Pictures are not part of the copy. Give again exactly the lines from the one with "Clone this chart" to the one with "Chart.register(...registerables);", inclusive.

╭──

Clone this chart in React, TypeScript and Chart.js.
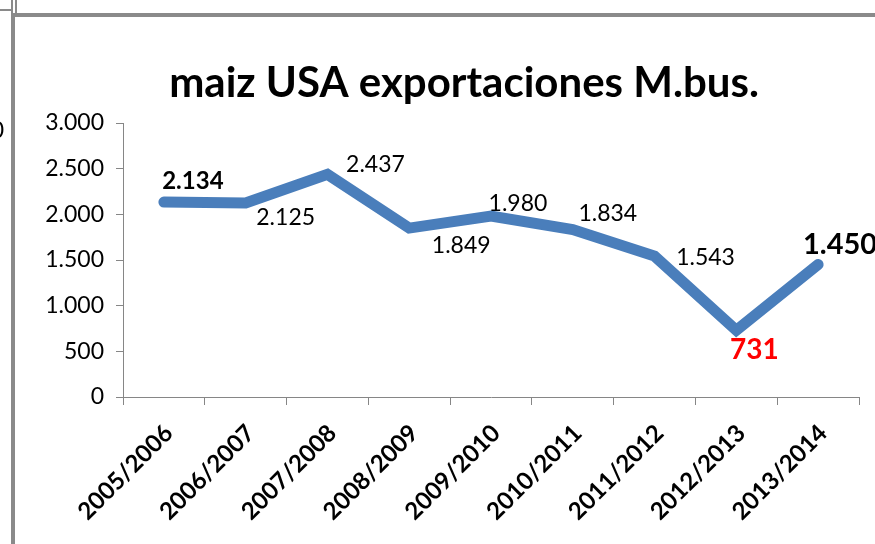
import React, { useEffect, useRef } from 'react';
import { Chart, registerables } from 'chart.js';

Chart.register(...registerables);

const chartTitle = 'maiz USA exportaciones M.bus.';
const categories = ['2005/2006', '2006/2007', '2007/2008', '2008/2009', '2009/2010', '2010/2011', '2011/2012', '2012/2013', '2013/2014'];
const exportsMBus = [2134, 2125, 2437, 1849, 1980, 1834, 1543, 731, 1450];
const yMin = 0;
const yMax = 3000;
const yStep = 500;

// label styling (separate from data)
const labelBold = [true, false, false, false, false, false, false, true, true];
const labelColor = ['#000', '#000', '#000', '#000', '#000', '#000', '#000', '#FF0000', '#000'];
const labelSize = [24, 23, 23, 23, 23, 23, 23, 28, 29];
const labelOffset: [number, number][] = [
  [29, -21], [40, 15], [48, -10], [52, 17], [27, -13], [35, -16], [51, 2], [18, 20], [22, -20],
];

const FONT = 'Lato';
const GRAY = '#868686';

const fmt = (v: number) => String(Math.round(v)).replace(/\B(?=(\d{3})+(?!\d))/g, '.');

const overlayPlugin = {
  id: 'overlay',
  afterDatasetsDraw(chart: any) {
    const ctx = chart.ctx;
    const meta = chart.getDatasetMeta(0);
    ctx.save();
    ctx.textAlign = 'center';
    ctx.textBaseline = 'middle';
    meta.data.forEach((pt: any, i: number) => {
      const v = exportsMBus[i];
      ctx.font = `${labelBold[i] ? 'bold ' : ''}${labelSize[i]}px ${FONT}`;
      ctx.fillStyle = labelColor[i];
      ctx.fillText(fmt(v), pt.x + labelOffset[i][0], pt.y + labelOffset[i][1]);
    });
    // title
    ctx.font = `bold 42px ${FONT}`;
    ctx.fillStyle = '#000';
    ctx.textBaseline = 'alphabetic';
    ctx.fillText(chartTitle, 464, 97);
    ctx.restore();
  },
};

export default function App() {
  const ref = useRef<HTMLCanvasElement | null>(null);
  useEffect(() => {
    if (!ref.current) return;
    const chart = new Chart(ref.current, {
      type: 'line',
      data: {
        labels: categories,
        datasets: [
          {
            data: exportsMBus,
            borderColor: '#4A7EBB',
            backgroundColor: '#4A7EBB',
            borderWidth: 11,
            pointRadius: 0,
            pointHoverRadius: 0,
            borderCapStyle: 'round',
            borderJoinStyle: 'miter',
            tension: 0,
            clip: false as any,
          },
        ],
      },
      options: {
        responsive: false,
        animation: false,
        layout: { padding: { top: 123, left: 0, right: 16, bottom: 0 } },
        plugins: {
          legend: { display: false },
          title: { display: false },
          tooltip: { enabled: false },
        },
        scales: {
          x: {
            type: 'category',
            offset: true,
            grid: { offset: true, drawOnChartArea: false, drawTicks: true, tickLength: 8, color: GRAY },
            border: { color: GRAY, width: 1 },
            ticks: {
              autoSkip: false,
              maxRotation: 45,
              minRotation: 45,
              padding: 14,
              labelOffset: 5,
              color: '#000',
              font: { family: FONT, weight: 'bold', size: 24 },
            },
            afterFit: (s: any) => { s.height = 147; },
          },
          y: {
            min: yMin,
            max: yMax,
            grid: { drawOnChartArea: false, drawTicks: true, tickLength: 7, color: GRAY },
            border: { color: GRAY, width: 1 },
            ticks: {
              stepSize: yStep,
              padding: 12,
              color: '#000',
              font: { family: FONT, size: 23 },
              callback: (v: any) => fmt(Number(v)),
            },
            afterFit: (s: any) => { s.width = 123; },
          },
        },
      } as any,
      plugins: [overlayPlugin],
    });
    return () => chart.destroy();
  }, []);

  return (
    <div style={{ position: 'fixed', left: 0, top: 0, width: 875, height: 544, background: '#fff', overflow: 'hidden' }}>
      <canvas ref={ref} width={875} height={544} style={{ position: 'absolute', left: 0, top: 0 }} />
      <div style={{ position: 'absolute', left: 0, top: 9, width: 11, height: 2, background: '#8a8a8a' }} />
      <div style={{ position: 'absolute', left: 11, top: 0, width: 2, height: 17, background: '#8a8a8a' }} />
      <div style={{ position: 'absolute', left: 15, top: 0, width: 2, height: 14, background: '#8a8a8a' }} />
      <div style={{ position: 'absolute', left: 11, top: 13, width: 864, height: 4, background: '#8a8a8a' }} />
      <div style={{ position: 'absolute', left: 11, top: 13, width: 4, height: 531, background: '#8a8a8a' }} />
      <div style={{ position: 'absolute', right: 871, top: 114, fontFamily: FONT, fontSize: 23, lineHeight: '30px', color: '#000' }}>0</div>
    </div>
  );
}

╰──
╭──

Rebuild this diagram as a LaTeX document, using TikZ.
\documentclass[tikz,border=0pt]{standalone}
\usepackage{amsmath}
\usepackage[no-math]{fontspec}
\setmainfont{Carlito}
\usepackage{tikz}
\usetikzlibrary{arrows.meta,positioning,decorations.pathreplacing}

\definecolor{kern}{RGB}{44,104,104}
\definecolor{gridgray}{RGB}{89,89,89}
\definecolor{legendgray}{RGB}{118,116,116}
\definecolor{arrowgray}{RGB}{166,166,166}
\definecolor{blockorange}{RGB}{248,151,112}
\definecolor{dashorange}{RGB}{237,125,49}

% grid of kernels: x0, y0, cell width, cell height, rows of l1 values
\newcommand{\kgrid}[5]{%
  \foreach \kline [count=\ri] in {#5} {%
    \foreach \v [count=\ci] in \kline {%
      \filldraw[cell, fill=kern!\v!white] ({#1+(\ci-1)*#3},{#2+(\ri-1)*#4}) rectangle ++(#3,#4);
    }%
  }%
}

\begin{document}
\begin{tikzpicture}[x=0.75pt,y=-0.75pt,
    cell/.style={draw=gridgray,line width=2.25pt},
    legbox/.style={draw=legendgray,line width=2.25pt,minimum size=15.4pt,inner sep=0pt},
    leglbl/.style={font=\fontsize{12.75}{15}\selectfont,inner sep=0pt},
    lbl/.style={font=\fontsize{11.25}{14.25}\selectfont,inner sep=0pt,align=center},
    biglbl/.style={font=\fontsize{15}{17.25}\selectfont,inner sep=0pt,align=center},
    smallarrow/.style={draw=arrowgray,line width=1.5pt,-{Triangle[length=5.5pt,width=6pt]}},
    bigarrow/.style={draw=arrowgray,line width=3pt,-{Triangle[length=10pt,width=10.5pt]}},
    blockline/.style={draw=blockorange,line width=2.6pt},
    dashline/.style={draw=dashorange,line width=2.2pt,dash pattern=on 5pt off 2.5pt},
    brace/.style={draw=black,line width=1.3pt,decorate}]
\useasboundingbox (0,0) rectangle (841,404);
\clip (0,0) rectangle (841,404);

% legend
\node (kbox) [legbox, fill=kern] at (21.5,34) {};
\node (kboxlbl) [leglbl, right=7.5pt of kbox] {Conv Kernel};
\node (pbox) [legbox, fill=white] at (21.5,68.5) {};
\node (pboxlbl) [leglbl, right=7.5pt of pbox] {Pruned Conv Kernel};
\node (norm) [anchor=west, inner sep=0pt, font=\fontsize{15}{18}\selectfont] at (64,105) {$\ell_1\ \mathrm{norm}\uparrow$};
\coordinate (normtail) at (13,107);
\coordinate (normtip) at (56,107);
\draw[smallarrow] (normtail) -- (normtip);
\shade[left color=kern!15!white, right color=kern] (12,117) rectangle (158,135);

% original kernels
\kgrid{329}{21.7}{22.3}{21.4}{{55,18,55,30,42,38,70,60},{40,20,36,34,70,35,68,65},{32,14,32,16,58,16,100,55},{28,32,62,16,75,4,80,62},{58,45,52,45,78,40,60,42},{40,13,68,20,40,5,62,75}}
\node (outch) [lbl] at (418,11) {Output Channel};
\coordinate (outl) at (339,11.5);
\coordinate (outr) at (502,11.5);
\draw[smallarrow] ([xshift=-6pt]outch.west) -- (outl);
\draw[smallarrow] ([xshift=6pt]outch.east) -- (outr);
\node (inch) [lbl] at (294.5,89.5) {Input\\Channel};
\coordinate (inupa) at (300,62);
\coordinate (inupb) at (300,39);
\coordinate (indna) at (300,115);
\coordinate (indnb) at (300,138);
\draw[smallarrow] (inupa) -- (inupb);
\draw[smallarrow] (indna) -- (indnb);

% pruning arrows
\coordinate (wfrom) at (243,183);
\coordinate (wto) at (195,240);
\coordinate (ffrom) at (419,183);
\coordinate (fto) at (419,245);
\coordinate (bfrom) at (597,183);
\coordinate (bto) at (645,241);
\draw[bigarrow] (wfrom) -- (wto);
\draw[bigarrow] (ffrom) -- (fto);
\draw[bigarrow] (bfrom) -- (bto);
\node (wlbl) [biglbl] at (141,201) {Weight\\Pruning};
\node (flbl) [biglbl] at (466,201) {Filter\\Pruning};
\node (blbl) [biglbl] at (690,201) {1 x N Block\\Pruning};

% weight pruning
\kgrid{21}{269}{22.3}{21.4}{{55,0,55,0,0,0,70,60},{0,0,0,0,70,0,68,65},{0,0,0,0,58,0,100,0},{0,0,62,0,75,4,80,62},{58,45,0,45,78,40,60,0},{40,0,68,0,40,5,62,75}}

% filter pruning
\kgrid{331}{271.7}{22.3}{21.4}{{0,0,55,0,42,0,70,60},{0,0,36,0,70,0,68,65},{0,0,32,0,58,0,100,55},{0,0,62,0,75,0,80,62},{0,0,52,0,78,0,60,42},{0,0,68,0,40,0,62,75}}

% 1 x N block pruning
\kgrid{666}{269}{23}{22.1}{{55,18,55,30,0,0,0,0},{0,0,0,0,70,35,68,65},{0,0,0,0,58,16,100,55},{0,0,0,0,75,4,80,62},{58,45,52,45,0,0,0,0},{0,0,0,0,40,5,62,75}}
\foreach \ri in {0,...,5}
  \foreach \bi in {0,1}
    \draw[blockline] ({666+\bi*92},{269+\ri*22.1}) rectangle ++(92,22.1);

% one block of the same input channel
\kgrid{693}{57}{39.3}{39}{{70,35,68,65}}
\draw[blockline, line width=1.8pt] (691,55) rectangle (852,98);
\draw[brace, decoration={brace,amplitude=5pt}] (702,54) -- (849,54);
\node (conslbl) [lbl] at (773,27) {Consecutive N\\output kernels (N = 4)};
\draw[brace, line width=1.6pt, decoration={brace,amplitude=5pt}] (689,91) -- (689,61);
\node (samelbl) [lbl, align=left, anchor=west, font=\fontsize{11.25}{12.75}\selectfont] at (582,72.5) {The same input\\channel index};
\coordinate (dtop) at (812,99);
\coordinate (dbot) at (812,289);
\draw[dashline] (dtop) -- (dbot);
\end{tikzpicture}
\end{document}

╰──

*OUTPUT FOR THIS TASK*.
Clone this chart in React, TypeScript and Chart.js.
import React, { useEffect, useRef } from 'react';
import { Chart, registerables } from 'chart.js';

Chart.register(...registerables);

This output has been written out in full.